The family is using various means to keep the mysterious death in the public eye.
NILES -- A white plastic canister with a photo of Jane Ellen Kleese and the plea "Do you know who killed me?" sits among the hot cashews and liquor bottles at a local tavern.
Fliers with her picture are taped to bathroom mirrors in local restaurants, and canisters dot counters at several pizza shops, gas stations and convenient stores, reminders of the tragic death of the 35-year-old wife and mother of two.
Three years have passed since Kleese's death -- ruled a homicide -- and relatives want to make sure that her face, and the fact that her killer has yet to be caught, are not forgotten. They hope that the fliers distributed throughout the city and in Warren and Vienna might persuade individuals with any information about the case to come forward.
"We want to keep the case alive in people's minds, and they [fliers] certainly put pressure on the person who did it," said Tom Woodward, Kleese's only brother.
"I really strongly believe that the person who did this reads the fliers, and I believe that it bothers this person profoundly and this person wants it to go away. But it's not going to go away. Best thing for this person to do would be to come forward and confess so that the healing process can begin for a lot of people."
Woodward, of Youngstown, and Kleese's sisters, Janet Price of East Palestine, Cheryl Boor of Hubbard and Nada Valles of New York City, along with their mother, Jean Woodward of Niles, decided to print and distribute 500 fliers last summer. The family also established a change collection drive in conjunction with Farmer's National Bank to create a reward fund for information that leads to the arrest and conviction of the person or people responsible for Kleese's death. Woodward said he did not know how much money was in the fund.
A Web site also has been developed that includes photos of Kleese and her family that they hope might help jog someone's memory. The address for that site is http://www.epiinternet.com/jane/. E-mails with information or questions can be sent to Jane@epohi.com.
"Our family wants to make an appeal to anyone who might have any information," said Tom Woodward. "Anyone who knows anything whatsover. No piece of information is insignificant when it comes to this. It may be a part of the larger puzzle. We believe that there is more than one person that knows the killer and knows what happened. We would like to appeal to their conscience.
"I believe that there aren't too many people that want to take something like this with them to their grave. And we want them to consider that maybe this [another homicide] could happen again. Do they really want the blood of someone else on their hands when they could have stopped it by their testimony and coming forward?"

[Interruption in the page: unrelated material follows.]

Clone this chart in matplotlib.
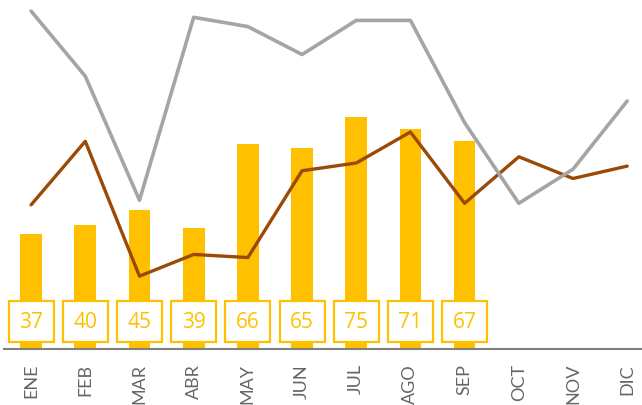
import matplotlib
matplotlib.use("Agg")
import matplotlib.pyplot as plt
from matplotlib.patches import Rectangle

months = ["ENE", "FEB", "MAR", "ABR", "MAY", "JUN", "JUL", "AGO", "SEP", "OCT", "NOV", "DIC"]
bar_values = [37, 40, 45, 39, 66, 65, 75, 71, 67]
gray_values = [109, 88, 48, 107, 104, 95, 106, 106, 73, 47, 58, 80]
brown_values = [46.5, 67, 23.5, 30.5, 29.5, 57.5, 60, 70, 47, 62, 55, 59]

GOLD = "#FFC000"
GRAY = "#A5A5A5"
BROWN = "#9A4A06"

plt.rcParams['font.family'] = ['Open Sans', 'DejaVu Sans']

fig = plt.figure(figsize=(6.42, 4.06), dpi=100)
ax = fig.add_axes([4/642, 1 - 350/406, 1 - 4/642, 350/406])

x = list(range(len(months)))
xb = x[:len(bar_values)]
ax.bar(xb, bar_values, width=0.4, color=GOLD, zorder=2)

ax.plot(x, brown_values, color=BROWN, lw=2.4, zorder=3, clip_on=False, solid_capstyle='round', solid_joinstyle='round')
ax.plot(x, gray_values, color=GRAY, lw=2.6, zorder=4, clip_on=False, solid_capstyle='round', solid_joinstyle='round')

# label boxes
bw = 45/54.2
by0 = 7/3.1
bh = 41/3.1
for xi, v in zip(xb, bar_values):
    ax.add_patch(Rectangle((xi - bw/2, by0), bw, bh, facecolor="white", edgecolor=GOLD, lw=1.6, zorder=5))
    ax.text(xi, by0 + bh/2, str(v), ha="center", va="center", color=GOLD, fontsize=15, zorder=6)

ax.set_xlim(-0.5, (642 - 31)/54.2)
ax.set_ylim(0, 350/3.1)
ax.set_xticks(x)
ax.set_xticklabels(months, rotation=90, color="#666666", fontsize=13, family=['Lato', 'DejaVu Sans'])
ax.tick_params(axis='x', length=0, pad=10)
ax.set_yticks([])
for s in ["top", "right", "left"]:
    ax.spines[s].set_visible(False)
ax.spines["bottom"].set_color("#7F7F7F")
ax.spines["bottom"].set_linewidth(1.5)
ax.spines["bottom"].set_zorder(7)

fig.savefig("out.png", dpi=100)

Kleese, who lived on Cynthia Street, was found dead Jan. 23, 2002, at the bottom of her basement stairs by her children. It was initially believed to be an accident, but the Trumbull County Coroner's office later ruled that the cause of death was asphyxiation by assault, not the result of the fall, and the case was ruled a homicide. According to reports, she was seen dropping her 12-year-old daughter off at school at 8 a.m. and was found at 3:17 p.m. There were no signs of forced entry and nothing was taken, police said.
The fact that Kleese's children, Amber and Matthew, who was 16 at the time, have had to deal with discovering their mother's body is another reason Woodward hopes someone will come forward with pertinent information.
"There are still children who have been hurt profoundly and now have to live without their mother," he said. "Not to mention that they had the horrible misfortune of having to come home from school to find their mother dead at the bottom of the steps. That will never leave them. Her nieces were very close to her, too. She was like a mother to them and they're also hurting very badly through all this."
"The investigation continues," said Niles Police Chief Bruce Simeone. "The only thing I can say is that we're still following leads that come in. No suspects have been named yet."
Woodward said that although no suspects have been named, he's "98 to 99 percent certain who did it. But it's going to take whatever information people might have and then the police will have to put those pieces together.
"We certainly want to see human justice done in this case. We want to see a confession, a conviction and an incarceration. We're going to do everything humanly possible to bring that about, and I think we've been doing that. Not with an attitude of revenge, but wanting to see justice. Closure is a big thing."
Woodward, interim pastor at Calvary Independent Church in New Castle, Pa., admits that even though the death of his sister and the circumstances surrounding it have traumatized him, his faith has helped him to be patient. He added that everyone in the family has been dealing and healing at different speeds and in different ways.
"It's been three years and it could take 30 years [to solve], but there is going to be justice," he said.
Kleese's story drew national attention as a cover story in the November 2003 issue of the Citizens Against Homicide newsletter. A California-based nonprofit group distributes the newsletter nationwide.
Kleese's daughter declined to comment on how the family is doing or the status of the case, and a message left for Kleese's husband, James Kleese, was not returned.